But given the delicate structure of a perfect heap, how would we add anything to it? That might violate the heap property, right? Well, the way to go is to first add the item to the end of the heap to become one of its leaf nodes. Then, we fix the heap so that it follows the heap property again. If the child and the parent are in the wrong arrangement, we swap those items. For example, if a child node happens to be larger than the parent node in a max-heap, we exchange the values of the two nodes. This process is iterated until the heap is back in place again. Likewise, if we remove a value from the heap, we insert the rightmost value in the last layer to take its place. Then, again, we move the values around to fix the heap. But if we add or remove things frequently, a heap might not be the best data structure. It takes O(log n) time there, but in a linked list it just takes O(1).
However, there is one thing that heaps are good at because they add and remove things efficiently. That’s implementing a priority queue. In a priority queue, each item is assigned a numerical value (a priority), and only the item with the highest priority can be dequeued. But how do you keep track of the largest item? If you’re implementing a priority queue using an array, you must search through it every time, which becomes expensive as the queue lengthens. You can store a sorted version of the array to solve this problem, but what if you add something to it? You still need to scan through it!

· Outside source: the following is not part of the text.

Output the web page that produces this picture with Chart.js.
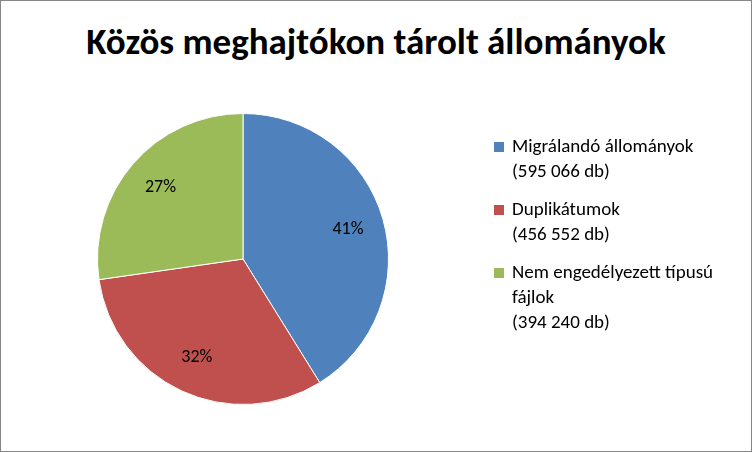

But if you’re doing that using heaps, both adding and removing items becomes simple. Specifically, you only need to do at most one swap operation for one layer of the tree. And given that it’s a complete binary tree, where every layer except the last is filled, the number of layers is approximately the binary log of the number of items. Therefore, these insertion and deletion operations cost just O(log n), which is very efficient compared to a sorted list. Heaps can also keep track of the maximum values just as easily, as it is just the root node (in a max heap).
The trees and the heaps, mentioned above, are a subset of graphs. A graph is a set of nodes (vertices), connected by a set of pairs of nodes (edges). Sometimes, the link is symmetric, and the order in the pair does not matter. In that case, the graph is undirected. Otherwise, the order of the pair does matter (i.e., the link goes only from one node to another, but not vice versa). In this case, it is a directed graph, which is what trees, heaps, and linked lists are.
Graphs are essential tools in modeling many things in real life. For example, in public transport systems, each station is a node, while the links between one station to another are the edges of the graph. On the Internet, where pages link together, each webpage is a node, while each link is an edge. In most cases, the transport system is an undirected graph. If station A links to station B, station B probably links to station A as well. However, the Internet is a directional graph. If page A links to page B, page B doesn’t necessarily link to page A.
Graphs are so important that there is a whole field of mathematics dedicated to them — graph theory. This study of graphs has led to many results, such as the development of pathfinding algorithms. They are optimization algorithms that find the shortest path between two nodes on a graph. For this purpose, Dijkstra’s algorithm and the A* algorithm are commonly used.
To recap, we’ve briefly introduced 8 common data structures in this article. They include:
- Linked lists
- Hash maps
Each data structure has its advantages and disadvantages, making it useful in some applications but not others. So next time, if you need to process large amounts of data, make sure you use the right data structure. That will save you (and your program) lots of time!